Although not addressed in the FAQs, singling out employees on the basis of adverse health status (or because they have family members with adverse health status) also raises employment law and HIPAA privacy issues.

OTHER EMPLOYEE BENEFIT NEWS

Typical wellness program survives the first round with the EEOC

In our October 30, 2014 client alert, Warning for Wellness Programs – EEOC Sues Over Typical Wellness Program, we told you about the EEOC’s characterization of the wellness program sponsored by Honeywell International, Inc. as a violation of the Americans with Disabilities Act (ADA) and the Genetic Information and Nondiscrimination Act (GINA) due to the fairly typical financial incentives for participation (and the surcharges for declining to participate).  We are pleased to report that, on November 3, 2014, the District Court of Minnesota denied the EEOC’s request for a preliminary injunction.  However, this is not a resolution of the EEOC’s objections to Honeywell’s wellness program.  As stated in the Court order, “[s]hould this matter proceed on the merits, the Court will have the opportunity to consider both parties’ arguments after the benefit of discovery in order to determine whether Honeywell’s wellness program violates the ADA and/or GINA.”
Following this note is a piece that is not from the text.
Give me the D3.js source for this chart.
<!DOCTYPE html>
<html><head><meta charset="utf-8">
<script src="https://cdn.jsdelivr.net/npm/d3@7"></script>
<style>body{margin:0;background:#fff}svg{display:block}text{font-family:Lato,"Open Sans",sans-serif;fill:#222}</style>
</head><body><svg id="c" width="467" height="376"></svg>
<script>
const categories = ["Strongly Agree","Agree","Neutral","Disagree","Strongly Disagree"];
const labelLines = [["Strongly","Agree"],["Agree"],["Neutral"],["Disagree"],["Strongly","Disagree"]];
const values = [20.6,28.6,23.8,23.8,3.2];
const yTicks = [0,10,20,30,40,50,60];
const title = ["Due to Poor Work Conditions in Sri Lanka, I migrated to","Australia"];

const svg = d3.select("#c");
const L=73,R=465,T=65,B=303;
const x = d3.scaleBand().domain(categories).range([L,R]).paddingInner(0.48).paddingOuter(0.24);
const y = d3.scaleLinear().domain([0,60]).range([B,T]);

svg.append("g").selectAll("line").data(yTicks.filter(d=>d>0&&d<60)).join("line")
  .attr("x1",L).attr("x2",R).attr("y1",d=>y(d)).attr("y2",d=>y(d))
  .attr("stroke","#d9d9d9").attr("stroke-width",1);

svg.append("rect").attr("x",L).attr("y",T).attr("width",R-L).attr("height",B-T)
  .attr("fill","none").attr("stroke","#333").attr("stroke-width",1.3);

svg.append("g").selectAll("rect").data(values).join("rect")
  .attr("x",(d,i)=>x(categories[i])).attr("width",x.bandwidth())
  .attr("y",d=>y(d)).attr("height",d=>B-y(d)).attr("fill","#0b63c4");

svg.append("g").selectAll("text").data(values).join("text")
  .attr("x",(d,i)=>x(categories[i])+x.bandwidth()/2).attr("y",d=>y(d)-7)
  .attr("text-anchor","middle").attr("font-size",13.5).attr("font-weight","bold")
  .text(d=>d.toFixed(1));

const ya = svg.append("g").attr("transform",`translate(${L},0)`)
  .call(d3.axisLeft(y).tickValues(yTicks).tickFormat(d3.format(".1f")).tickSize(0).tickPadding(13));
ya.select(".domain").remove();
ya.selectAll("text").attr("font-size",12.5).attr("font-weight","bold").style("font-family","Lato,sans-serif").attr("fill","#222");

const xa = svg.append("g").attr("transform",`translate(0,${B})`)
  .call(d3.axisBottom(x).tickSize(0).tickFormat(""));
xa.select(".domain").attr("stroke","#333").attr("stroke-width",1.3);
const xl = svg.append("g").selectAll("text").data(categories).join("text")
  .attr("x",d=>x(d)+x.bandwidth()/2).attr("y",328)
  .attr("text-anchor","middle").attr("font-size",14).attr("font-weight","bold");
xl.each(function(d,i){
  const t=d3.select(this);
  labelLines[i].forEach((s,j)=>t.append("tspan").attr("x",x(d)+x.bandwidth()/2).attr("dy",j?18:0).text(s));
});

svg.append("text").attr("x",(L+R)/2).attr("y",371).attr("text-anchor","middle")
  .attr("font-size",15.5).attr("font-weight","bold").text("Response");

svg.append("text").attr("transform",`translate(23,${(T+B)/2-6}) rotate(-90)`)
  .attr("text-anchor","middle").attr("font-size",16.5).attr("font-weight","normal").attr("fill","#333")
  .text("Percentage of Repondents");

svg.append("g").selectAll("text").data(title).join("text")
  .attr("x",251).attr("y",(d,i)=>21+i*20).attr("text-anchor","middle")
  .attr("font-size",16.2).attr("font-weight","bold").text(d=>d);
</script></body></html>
Supreme Court agrees to hear ACA subsidy case

The Supreme Court agreed to hear King v. Burwell, 2014 WL 3582800 (CA 4 2014), a case where the Fourth Circuit Court of Appeals agreed with the IRS that subsidies for the purchase of health insurance should be available to individuals in states with federally-run health insurance Exchanges on the same basis as in states with state-run Exchanges.  Currently, there are 17 state-run Exchanges (including Washington D.C.) and 27 federally-run Exchanges (including Ohio) and seven partnership Exchanges jointly run by the state and federal government (which are technically classified as federally-run Exchanges).  The Fourth Circuit’s decision conflicted with a ruling by a 3-judge panel of the D.C. Circuit Court of Appeals. 

Since the employer pay or play penalties are tied to individuals getting subsidies, a Supreme Court decision that subsidies are not available in states with federally-run Exchanges would negate the employer pay or play penalties with respect to employees in those states.  More significantly, insurance would become unaffordable for most individuals in those states.  If healthier individuals (whose expected medical expenses are less than unsubsidized premiums) decline to buy insurance because they can enroll in future years without any underwriting standards, it could cause a death spiral for the individual health insurance market in those states with federally-run Exchanges. 
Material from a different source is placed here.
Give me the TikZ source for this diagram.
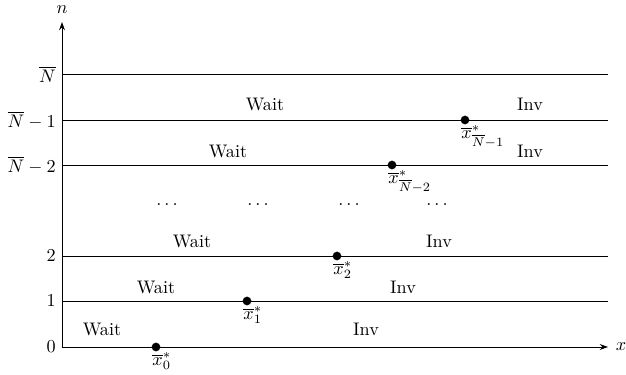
\documentclass[tikz,border=0pt]{standalone}
\usetikzlibrary{arrows.meta}
\begin{document}
\begin{tikzpicture}[x=0.55pt,y=-0.55pt,
  lvl/.style={line width=0.5pt},
  ax/.style={line width=0.5pt,-{Stealth[length=4.5pt,width=3.2pt]}},
  dot/.style={circle,fill=black,inner sep=0pt,minimum size=4.8pt},
  ylab/.style={anchor=east,inner sep=0pt},
  dlab/.style={anchor=north west,inner sep=0pt},
  txt/.style={inner sep=0pt}]
\useasboundingbox (0,0) rectangle (626,375);
% axes
\coordinate (O) at (62,347);
\coordinate (xe) at (608,347);
\coordinate (ye) at (62,22);
\draw[ax] (O) -- (xe);
\draw[ax] (O) -- (ye);
\node[txt] (xl) at (621,347) {$x$};
\node[txt] (nl) at (62,10) {$n$};
% levels
\foreach \yy/\nm in {301/l1,256/l2,165/lN2,120/lN1,74/lN}{
  \coordinate (\nm a) at (62,\yy);
  \coordinate (\nm b) at (608,\yy);
  \draw[lvl] (\nm a) -- (\nm b);
}
% y labels
\node[ylab] (y0) at (56,347) {$0$};
\node[ylab] (y1) at (56,301) {$1$};
\node[ylab] (y2) at (56,256) {$2$};
\node[ylab] (yN2) at (56,165) {$\overline{N}-2$};
\node[ylab] (yN1) at (56,120) {$\overline{N}-1$};
\node[ylab] (yN) at (56,74) {$\overline{N}$};
% dots
\node[dot] (d0) at (156,347) {};
\node[dot] (d1) at (247,301) {};
\node[dot] (d2) at (337,256) {};
\node[dot] (dN2) at (392,165) {};
\node[dot] (dN1) at (465,120) {};
\node[dlab] (t0) at (152,352) {$\overline{x}^*_0$};
\node[dlab] (t1) at (243,306) {$\overline{x}^*_1$};
\node[dlab] (t2) at (333,261) {$\overline{x}^*_2$};
\node[dlab] (tN2) at (388,170) {$\overline{x}^*_{\overline{N}-2}$};
\node[dlab] (tN1) at (461,125) {$\overline{x}^*_{\overline{N}-1}$};
% Wait / Inv
\node[txt] (w0) at (102,329) {Wait};
\node[txt] (i0) at (366,329) {Inv};
\node[txt] (w1) at (156,287) {Wait};
\node[txt] (i1) at (403,287) {Inv};
\node[txt] (w2) at (192,241) {Wait};
\node[txt] (i2) at (439,241) {Inv};
\node[txt] (wN2) at (228,151) {Wait};
\node[txt] (iN2) at (530,151) {Inv};
\node[txt] (wN1) at (265,104) {Wait};
\node[txt] (iN1) at (530,104) {Inv};
% ellipses
\node[txt] (e1) at (167,205) {$\ldots$};
\node[txt] (e2) at (258,205) {$\ldots$};
\node[txt] (e3) at (349,205) {$\ldots$};
\node[txt] (e4) at (437,205) {$\ldots$};
\end{tikzpicture}
\end{document}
The Supreme Court will probably hear arguments in King v. Burwell in March 2015 with a decision expected in June or July 2015.

DOL green lights state regulation of stop loss coverage

In the face of significant health insurance premium increases, some smaller employers have considered switching from insured health benefits to self-insured health benefits.  Of course, it is not financially viable for a small employer to maintain a self-insured health plan without robust stop loss coverage.  A small employer choosing to self-insure health benefits might buy a stop loss policy that keeps very little risk for the employer (i.e., has very low individual and aggregate attachment points above which the stop loss carrier pays the claims).

A self-insured health plan can be significantly less expensive than an insured health plan for an employer with relatively healthy employees.  However, the federal government wants to keep all small employers in the small group insurance risk pool – especially those with healthy employees.  The federal government cannot prohibit a small employer from choosing a self-insured health plan so it is trying a different approach.  In Technical Release No. 2014-01 (November 6, 2014), the DOL gave states the green light to regulate stop loss coverage.  The DOL made clear that states may enact laws specifying minimum stop loss attachment points.  According to the DOL, “a State law that prohibits insurers from issuing stop loss contracts with attachment points below specified levels would not, in the Department's view, be preempted by ERISA.”  Relatively high minimum stop loss attachment points would make self-insuring health coverage less viable for small employers.